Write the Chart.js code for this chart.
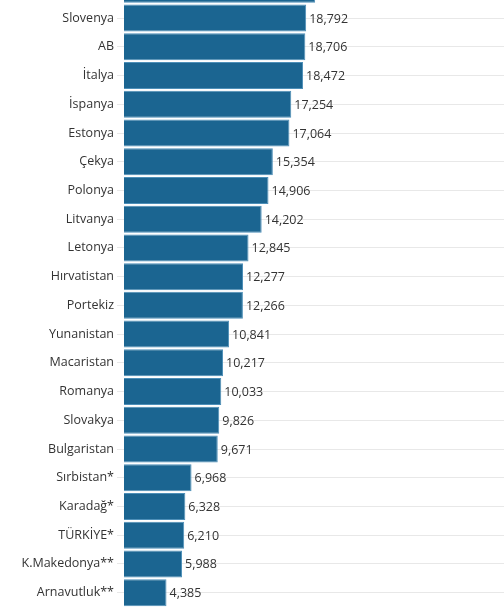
<!DOCTYPE html>
<html>
<head>
<meta charset="utf-8">
<script src="https://cdn.jsdelivr.net/npm/chart.js@4.4.1/dist/chart.umd.min.js"></script>
<style>
  html, body { margin: 0; padding: 0; background: #fff; overflow: hidden; }
  #wrap { position: absolute; left: 0; top: -25px; width: 504px; height: 632px; }
</style>
</head>
<body>
<div id="wrap"><canvas id="chart"></canvas></div>
<script>
/* data (top bar is cut off in the original) */
const countries = [
  'Malta', 'Slovenya', 'AB', 'İtalya', 'İspanya', 'Estonya', 'Çekya', 'Polonya',
  'Litvanya', 'Letonya', 'Hırvatistan', 'Portekiz', 'Yunanistan', 'Macaristan',
  'Romanya', 'Slovakya', 'Bulgaristan', 'Sırbistan*', 'Karadağ*', 'TÜRKİYE*',
  'K.Makedonya**', 'Arnavutluk**'
];
const values = [
  19720, 18792, 18706, 18472, 17254, 17064, 15354, 14906,
  14202, 12845, 12277, 12266, 10841, 10217,
  10033, 9826, 9671, 6968, 6328, 6210,
  5988, 4385
];
const xMax = 39200;

const BAR_COLOR = '#1b6591';
const TEXT_COLOR = '#333333';
const FONT = "'Open Sans', sans-serif";

/* value labels at the end of each bar */
const valueLabels = {
  id: 'valueLabels',
  afterDatasetsDraw(chart) {
    const { ctx } = chart;
    const meta = chart.getDatasetMeta(0);
    ctx.save();
    ctx.font = '12.5px ' + FONT;
    ctx.fillStyle = TEXT_COLOR;
    ctx.textAlign = 'left';
    ctx.textBaseline = 'middle';
    meta.data.forEach((bar, i) => {
      ctx.fillText(values[i].toLocaleString('en-US'), bar.x + 3, bar.y + 1);
    });
    ctx.restore();
  }
};

new Chart(document.getElementById('chart'), {
  type: 'bar',
  data: {
    labels: countries,
    datasets: [{
      data: values,
      backgroundColor: BAR_COLOR,
      borderColor: '#4d8fb8',
      borderWidth: 1,
      barPercentage: 0.94,
      categoryPercentage: 1
    }]
  },
  options: {
    indexAxis: 'y',
    responsive: true,
    maintainAspectRatio: false,
    animation: false,
    layout: { padding: 0 },
    scales: {
      x: { display: false, min: 0, max: xMax },
      y: {
        afterFit(scale) {
          scale.width = 124;
          scale.paddingTop = 0;
          scale.paddingBottom = 0;
        },
        border: { display: false },
        grid: { offset: false, color: '#e8e8e8', tickLength: 7 },
        ticks: { color: TEXT_COLOR, font: { family: FONT, size: 12.5 }, padding: 3 }
      }
    },
    plugins: {
      legend: { display: false },
      tooltip: { enabled: false }
    }
  },
  plugins: [valueLabels]
});
</script>
</body>
</html>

-------

* EXERCISE *
Repeat the material exactly as it reads, without any of its pictures.

* SOLUTION TO THIS EXERCISE *
Write the Chart.js code for this chart.
<!DOCTYPE html>
<html>
<head>
<meta charset="utf-8">
<script src="https://cdn.jsdelivr.net/npm/chart.js@4.4.1/dist/chart.umd.min.js"></script>
<style>
  html, body { margin: 0; padding: 0; background: #fff; overflow: hidden; }
  #wrap { position: absolute; left: 0; top: -25px; width: 504px; height: 632px; }
</style>
</head>
<body>
<div id="wrap"><canvas id="chart"></canvas></div>
<script>
/* data (top bar is cut off in the original) */
const countries = [
  'Malta', 'Slovenya', 'AB', 'İtalya', 'İspanya', 'Estonya', 'Çekya', 'Polonya',
  'Litvanya', 'Letonya', 'Hırvatistan', 'Portekiz', 'Yunanistan', 'Macaristan',
  'Romanya', 'Slovakya', 'Bulgaristan', 'Sırbistan*', 'Karadağ*', 'TÜRKİYE*',
  'K.Makedonya**', 'Arnavutluk**'
];
const values = [
  19720, 18792, 18706, 18472, 17254, 17064, 15354, 14906,
  14202, 12845, 12277, 12266, 10841, 10217,
  10033, 9826, 9671, 6968, 6328, 6210,
  5988, 4385
];
const xMax = 39200;

const BAR_COLOR = '#1b6591';
const TEXT_COLOR = '#333333';
const FONT = "'Open Sans', sans-serif";

/* value labels at the end of each bar */
const valueLabels = {
  id: 'valueLabels',
  afterDatasetsDraw(chart) {
    const { ctx } = chart;
    const meta = chart.getDatasetMeta(0);
    ctx.save();
    ctx.font = '12.5px ' + FONT;
    ctx.fillStyle = TEXT_COLOR;
    ctx.textAlign = 'left';
    ctx.textBaseline = 'middle';
    meta.data.forEach((bar, i) => {
      ctx.fillText(values[i].toLocaleString('en-US'), bar.x + 3, bar.y + 1);
    });
    ctx.restore();
  }
};

new Chart(document.getElementById('chart'), {
  type: 'bar',
  data: {
    labels: countries,
    datasets: [{
      data: values,
      backgroundColor: BAR_COLOR,
      borderColor: '#4d8fb8',
      borderWidth: 1,
      barPercentage: 0.94,
      categoryPercentage: 1
    }]
  },
  options: {
    indexAxis: 'y',
    responsive: true,
    maintainAspectRatio: false,
    animation: false,
    layout: { padding: 0 },
    scales: {
      x: { display: false, min: 0, max: xMax },
      y: {
        afterFit(scale) {
          scale.width = 124;
          scale.paddingTop = 0;
          scale.paddingBottom = 0;
        },
        border: { display: false },
        grid: { offset: false, color: '#e8e8e8', tickLength: 7 },
        ticks: { color: TEXT_COLOR, font: { family: FONT, size: 12.5 }, padding: 3 }
      }
    },
    plugins: {
      legend: { display: false },
      tooltip: { enabled: false }
    }
  },
  plugins: [valueLabels]
});
</script>
</body>
</html>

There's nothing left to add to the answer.